Moskau poltert: US-Waffen „nutzlos wie ein Verband für einen Toten“
Das neue Militärhilfepaket aus Washington sei „so nutzlos wie ein Verband für einen Toten“, polterte daraufhin der Duma-Abgeordnete Michail Scheremet gegenüber der russischen Staatsagentur Tass. Die USA würden „fälschlicherweise hoffen, dass das Feuer nicht auf ihr Land übergreifen kann, das einem offenen Pulverfass gleicht“, hieß es weiter von Scheremet, der keinen Zweifel aufkommen ließ, welche Motive Moskau in der Ukraine weiterhin verfolgt. Die US-Waffenlieferungen würden lediglich dafür sorgen, dass sich die „Todesqualen“ der Ukraine „auf unmenschliche Weise verlängern“, prophezeite der Politiker.
Zweifel an dem im Geheimen ausgearbeiteten „Friedensplan“ nährte unterdessen auch der angeblich an der Ausarbeitung beteiligte US-Sondergesandte Witkoff selbst mit einem Beitrag auf der Plattform X, wie der US-Journalist Michael Weiss berichtete.

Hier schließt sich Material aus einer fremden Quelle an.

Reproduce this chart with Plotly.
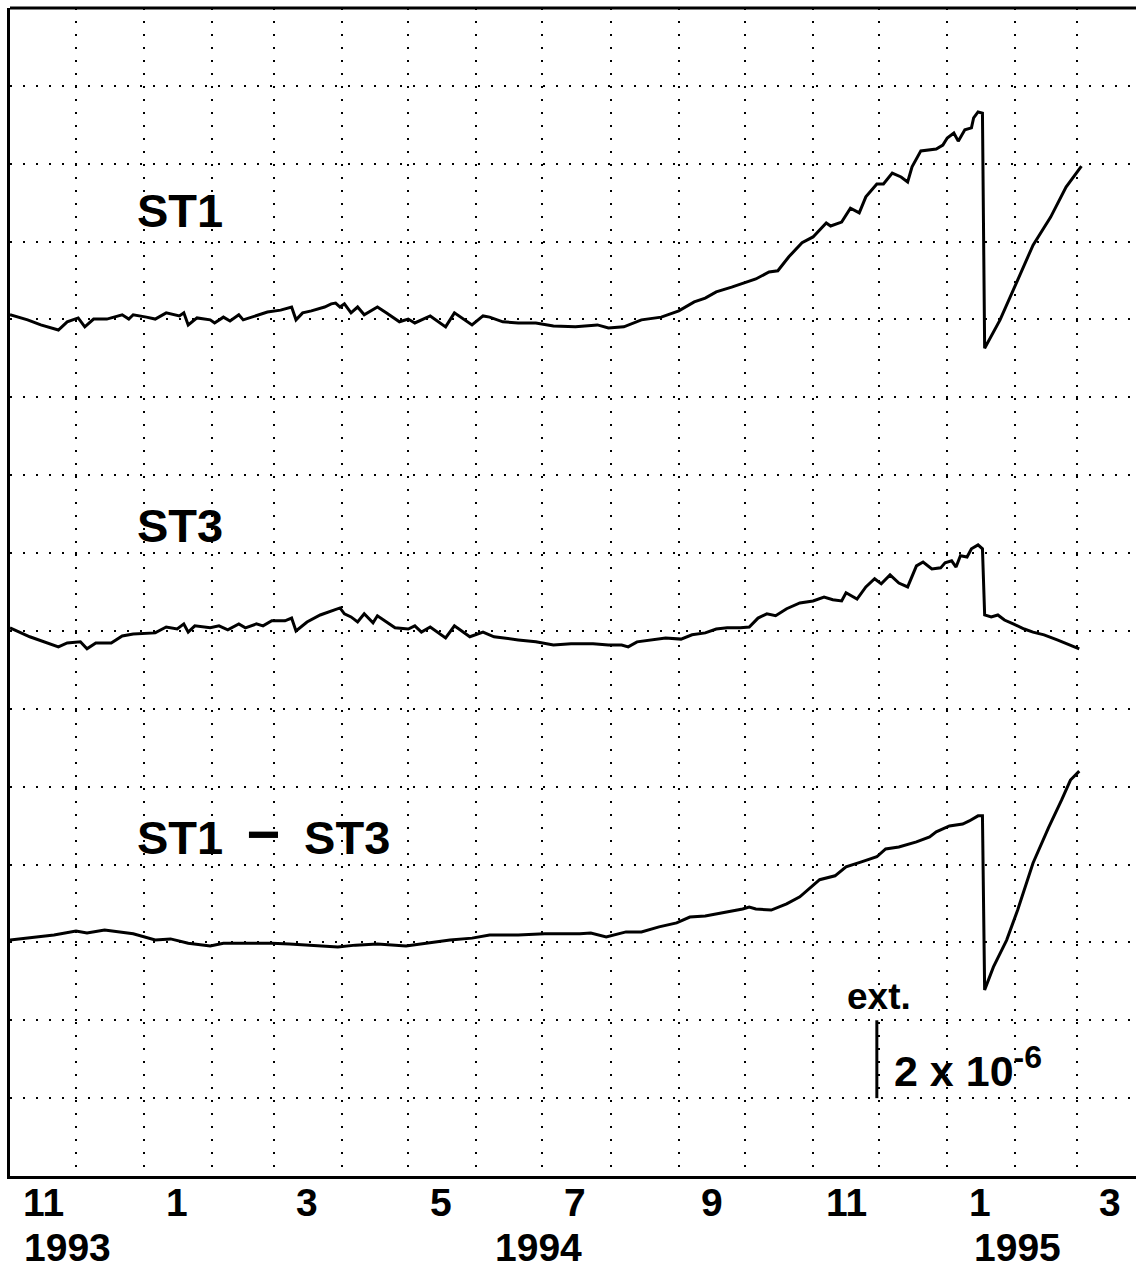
import plotly.graph_objects as go

# ---------------- data (strain, units of 1e-6, relative to each trace's start level) ----------------
st1_dates = ["1993-11-01","1993-11-09","1993-11-15","1993-11-23","1993-11-27","1993-12-02","1993-12-05","1993-12-09",
             "1993-12-15","1993-12-22","1993-12-25","1993-12-27","1994-01-02","1994-01-06","1994-01-11","1994-01-17",
             "1994-01-19","1994-01-21","1994-01-25","1994-01-31","1994-02-02","1994-02-06","1994-02-09","1994-02-13",
             "1994-02-15","1994-02-21","1994-02-26","1994-03-04","1994-03-09","1994-03-11","1994-03-14","1994-03-18",
             "1994-03-24","1994-03-27","1994-03-29","1994-03-31","1994-04-02","1994-04-05","1994-04-08","1994-04-11",
             "1994-04-17","1994-04-21","1994-04-27","1994-05-01","1994-05-04","1994-05-11","1994-05-18","1994-05-22",
             "1994-05-30","1994-06-04","1994-06-07","1994-06-13","1994-06-20","1994-06-28","1994-07-06","1994-07-16",
             "1994-07-26","1994-07-31","1994-08-07","1994-08-15","1994-08-24","1994-09-01","1994-09-08","1994-09-13",
             "1994-09-18","1994-09-25","1994-10-01","1994-10-06","1994-10-12","1994-10-16","1994-10-21","1994-10-27",
             "1994-11-01","1994-11-07","1994-11-09","1994-11-14","1994-11-18","1994-11-22","1994-11-25","1994-11-30",
             "1994-12-03","1994-12-07","1994-12-11","1994-12-14","1994-12-16","1994-12-20","1994-12-27","1994-12-30",
             "1995-01-01","1995-01-04","1995-01-06","1995-01-09","1995-01-12","1995-01-13","1995-01-15","1995-01-17",
             "1995-01-18","1995-01-25","1995-02-02","1995-02-09","1995-02-17","1995-02-24","1995-03-03"]
st1_values = [0.12,-0.01,-0.14,-0.27,-0.06,0.04,-0.19,0.01,0.01,0.12,0.01,0.12,0.06,0.01,0.17,0.09,
              0.17,-0.14,0.04,-0.01,-0.09,0.06,-0.04,0.12,-0.01,0.09,0.19,0.24,0.32,-0.01,0.17,0.22,
              0.32,0.40,0.42,0.32,0.40,0.17,0.32,0.12,0.32,0.17,-0.06,0.01,-0.09,0.09,-0.19,0.17,
              -0.14,0.09,0.06,-0.06,-0.09,-0.09,-0.17,-0.19,-0.14,-0.22,-0.19,-0.01,0.06,0.22,0.45,0.55,
              0.71,0.83,0.94,1.04,1.22,1.25,1.61,1.97,2.12,2.48,2.40,2.50,2.86,2.74,3.15,3.48,
              3.48,3.76,3.66,3.53,3.92,4.33,4.38,4.48,4.66,4.79,4.58,4.87,4.92,5.18,5.33,5.30,
              -0.74,-0.01,1.01,1.91,2.63,3.40,3.94]

st3_dates = ["1993-11-01","1993-11-10","1993-11-23","1993-11-27","1993-12-03","1993-12-06","1993-12-10","1993-12-17",
             "1993-12-22","1993-12-27","1994-01-06","1994-01-11","1994-01-16","1994-01-19","1994-01-21","1994-01-24",
             "1994-01-31","1994-02-04","1994-02-08","1994-02-13","1994-02-16","1994-02-21","1994-02-24","1994-02-28",
             "1994-03-06","1994-03-09","1994-03-11","1994-03-16","1994-03-22","1994-03-27","1994-03-31","1994-04-02",
             "1994-04-05","1994-04-08","1994-04-11","1994-04-15","1994-04-17","1994-04-25","1994-05-01","1994-05-04",
             "1994-05-07","1994-05-11","1994-05-18","1994-05-22","1994-05-29","1994-06-04","1994-06-09","1994-06-20",
             "1994-06-28","1994-07-06","1994-07-14","1994-07-24","1994-07-31","1994-08-06","1994-08-09","1994-08-13",
             "1994-08-20","1994-08-26","1994-09-02","1994-09-07","1994-09-13","1994-09-18","1994-09-23","1994-09-29",
             "1994-10-03","1994-10-07","1994-10-11","1994-10-15","1994-10-20","1994-10-26","1994-11-01","1994-11-06",
             "1994-11-10","1994-11-14","1994-11-16","1994-11-21","1994-11-25","1994-11-29","1994-12-02","1994-12-06",
             "1994-12-10","1994-12-14","1994-12-18","1994-12-21","1994-12-25","1994-12-29","1994-12-31","1995-01-03",
             "1995-01-05","1995-01-07","1995-01-10","1995-01-12","1995-01-15","1995-01-17","1995-01-18","1995-01-21",
             "1995-01-24","1995-01-27","1995-01-31","1995-02-05","1995-02-09","1995-02-14","1995-02-20","1995-02-24",
             "1995-03-02"]
st3_values = [0.08,-0.15,-0.41,-0.31,-0.28,-0.46,-0.31,-0.31,-0.13,-0.08,-0.05,0.10,0.05,0.18,-0.03,0.13,
              0.08,0.13,0.03,0.18,0.08,0.18,0.13,0.26,0.26,0.33,0.00,0.23,0.41,0.51,0.59,0.44,
              0.36,0.23,0.44,0.21,0.39,0.08,0.05,0.13,-0.03,0.10,-0.18,0.13,-0.15,-0.03,-0.15,-0.23,
              -0.28,-0.36,-0.33,-0.33,-0.36,-0.36,-0.41,-0.28,-0.23,-0.18,-0.21,-0.10,-0.05,0.05,0.08,0.08,
              0.10,0.33,0.44,0.39,0.57,0.72,0.77,0.87,0.80,0.77,0.98,0.82,1.13,1.34,1.21,1.44,
              1.23,1.13,1.67,1.77,1.59,1.62,1.75,1.80,1.64,1.93,1.90,2.11,2.21,2.11,0.41,0.36,
              0.41,0.28,0.18,0.05,-0.03,-0.10,-0.23,-0.33,-0.46]

diff_dates = ["1993-11-01","1993-11-10","1993-11-21","1993-12-01","1993-12-06","1993-12-14","1993-12-21","1993-12-27",
              "1994-01-06","1994-01-13","1994-01-21","1994-01-31","1994-02-06","1994-02-18","1994-02-28","1994-03-08",
              "1994-03-18","1994-03-30","1994-04-07","1994-04-17","1994-04-30","1994-05-10","1994-05-20","1994-05-30",
              "1994-06-07","1994-06-20","1994-07-02","1994-07-18","1994-07-23","1994-07-30","1994-08-08","1994-08-15",
              "1994-08-23","1994-08-31","1994-09-06","1994-09-13","1994-09-23","1994-09-30","1994-10-03","1994-10-06",
              "1994-10-13","1994-10-20","1994-10-26","1994-10-30","1994-11-04","1994-11-11","1994-11-16","1994-11-23",
              "1994-11-30","1994-12-04","1994-12-10","1994-12-18","1994-12-24","1994-12-27","1995-01-02","1995-01-08",
              "1995-01-11","1995-01-15","1995-01-17","1995-01-18","1995-01-22","1995-01-28","1995-02-02","1995-02-09",
              "1995-02-16","1995-02-22","1995-02-26","1995-03-02"]
diff_values = [0.06,0.11,0.19,0.29,0.24,0.32,0.27,0.22,0.06,0.09,-0.02,-0.09,-0.02,-0.02,-0.02,-0.04,
               -0.07,-0.12,-0.07,-0.04,-0.09,-0.02,0.06,0.11,0.19,0.19,0.22,0.22,0.24,0.14,0.27,0.27,
               0.40,0.50,0.65,0.68,0.78,0.86,0.91,0.86,0.83,0.99,1.17,1.37,1.61,1.71,1.94,2.07,
               2.20,2.40,2.45,2.58,2.71,2.84,2.99,3.04,3.12,3.25,3.25,-1.22,-0.63,0.06,0.83,2.04,
               2.94,3.66,4.17,4.40]

series_names = ["ST1", "ST3", "ST1\u2002<span style=\"font-size:58px\">\u2212</span>\u2002ST3"]
month_tick_dates = ["1993-11-16","1994-01-16","1994-03-16","1994-05-16","1994-07-16",
                    "1994-09-16","1994-11-16","1995-01-16","1995-03-16"]
month_tick_text = ["11","1","3","5","7","9","11","1","3"]
year_labels = ["1993", "1994", "1995"]
year_label_dates = ["1993-11-27", "1994-06-29", "1995-02-02"]

# vertical display offsets (10^-6 units) for stacking the traces
offsets = [22, 14, 6]

FONT = "Liberation Sans, Arial, sans-serif"
DOT = "2px,11px"

fig = go.Figure()
for dates, vals, off in [(st1_dates, st1_values, offsets[0]),
                         (st3_dates, st3_values, offsets[1]),
                         (diff_dates, diff_values, offsets[2])]:
    fig.add_trace(go.Scatter(x=dates, y=[v + off for v in vals], mode="lines",
                             line=dict(color="black", width=3), hoverinfo="skip"))

fig.update_xaxes(
    type="date",
    range=["1993-11-01", "1995-03-27 19:00"],
    tickmode="array", tickvals=month_tick_dates, ticktext=month_tick_text,
    ticks="", showgrid=False, zeroline=False, showticklabels=False,
    showline=True, linecolor="black", linewidth=3,
    minor=dict(tick0="1993-12-01", dtick="M1", showgrid=True, gridcolor="black",
               gridwidth=2, griddash=DOT, ticks=""),
)
fig.update_yaxes(
    range=[0, 30], dtick=2, tick0=0, showticklabels=False, ticks="",
    showgrid=True, gridcolor="black", gridwidth=2, griddash=DOT, zeroline=False,
    showline=True, linecolor="black", linewidth=3,
)

annotations = []
# month labels (placed on the date axis)
for md, mt in zip(month_tick_dates, month_tick_text):
    annotations.append(dict(x=md, y=-0.0231, xref="x", yref="paper", text=mt, showarrow=False,
                            xanchor="center", yanchor="middle",
                            font=dict(family=FONT, size=39, color="black", weight="bold")))
# year labels under the month labels
for yl, yd in zip(year_labels, year_label_dates):
    annotations.append(dict(x=yd, y=-0.0616, xref="x", yref="paper", text=yl, showarrow=False,
                            xanchor="center", yanchor="middle",
                            font=dict(family=FONT, size=39, color="black", weight="bold")))
# series labels
label_pos = [("1993-12-28", 24.8), ("1993-12-28", 16.7), ("1993-12-28", 8.8)]
for name, (lx, ly) in zip(series_names, label_pos):
    annotations.append(dict(x=lx, y=ly, xref="x", yref="y", text=name, showarrow=False,
                            xanchor="left", yanchor="middle",
                            font=dict(family=FONT, size=47, color="black", weight="bold")))
# scale bar text
annotations.append(dict(x="1994-11-15 12:00", y=4.6, xref="x", yref="y", text="ext.", showarrow=False,
                        xanchor="left", yanchor="middle",
                        font=dict(family=FONT, size=37, color="black", weight="bold")))
annotations.append(dict(x="1994-12-07", y=2.8, xref="x", yref="y",
                        text="2 x 10<sup><span style=\"font-size:32px\">-6</span></sup>",
                        showarrow=False, xanchor="left", yanchor="middle",
                        font=dict(family=FONT, size=43, color="black", weight="bold")))

shapes = [
    # top border of the frame
    dict(type="line", xref="paper", yref="paper", x0=0, x1=1, y0=1, y1=1,
         line=dict(color="black", width=3)),
    # scale bar: 2 x 10^-6
    dict(type="line", xref="x", yref="y", x0="1994-11-30", x1="1994-11-30", y0=2, y1=4,
         line=dict(color="black", width=3)),
]

fig.update_layout(
    width=1136, height=1268,
    margin=dict(l=10, r=0, t=8, b=92),
    paper_bgcolor="white", plot_bgcolor="white",
    showlegend=False,
    annotations=annotations, shapes=shapes,
    font=dict(family=FONT, color="black"),
)

fig.write_html("out.html")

Demnach kommentierte Witkoff den „Axios“-Bericht dort zunächst mit den Worten: „Das muss er von K. haben“, löschte den Kommentar jedoch später wieder. „Anscheinend hat Steve Witkoff etwas getwittert, das als Direktnachricht gedacht war“, erklärte Weiss bei X und fügte hinzu: „Höchstwahrscheinlich ist damit Kirill Dmitrijew gemeint, der in dem Artikel zitiert wird“.
Zweifel am angeblichen Friedensplan: „Erfolgsaussichten gleich null“
Auch viele Russland- und Politik-Experten äußerten Zweifel. „Dieser angebliche Friedensplan ist der x-te Versuch von Dmitrijew (und Witkoff), die russisch-amerikanischen Beziehungen zu verbessern – zu Lasten der Ukraine und der Europäer“, kommentierte der Sicherheitsexperte Nico Lange bei X und fügte hinzu: „Solange das der russische Ansatz bleibt, kann und wird nichts gelingen.“
„Witkoff und Dmitrijew schmieden hinter den Kulissen weiter Intrigen, um die Ukraine an Russland zu übergeben“, wählte auch der britische Kremlkritiker Sir William Bowder, der einst zu den größten westlichen Investoren in Russland gehörte, deutliche Worte in dem sozialen Netzwerk. „Die Erfolgsaussichten sind gleich null“, fügte Bowder hinzu.
Der Artikel wurde mit weiteren Informationen zum „Friedensplan“ von Witkoff und Dmitrijew ergänzt.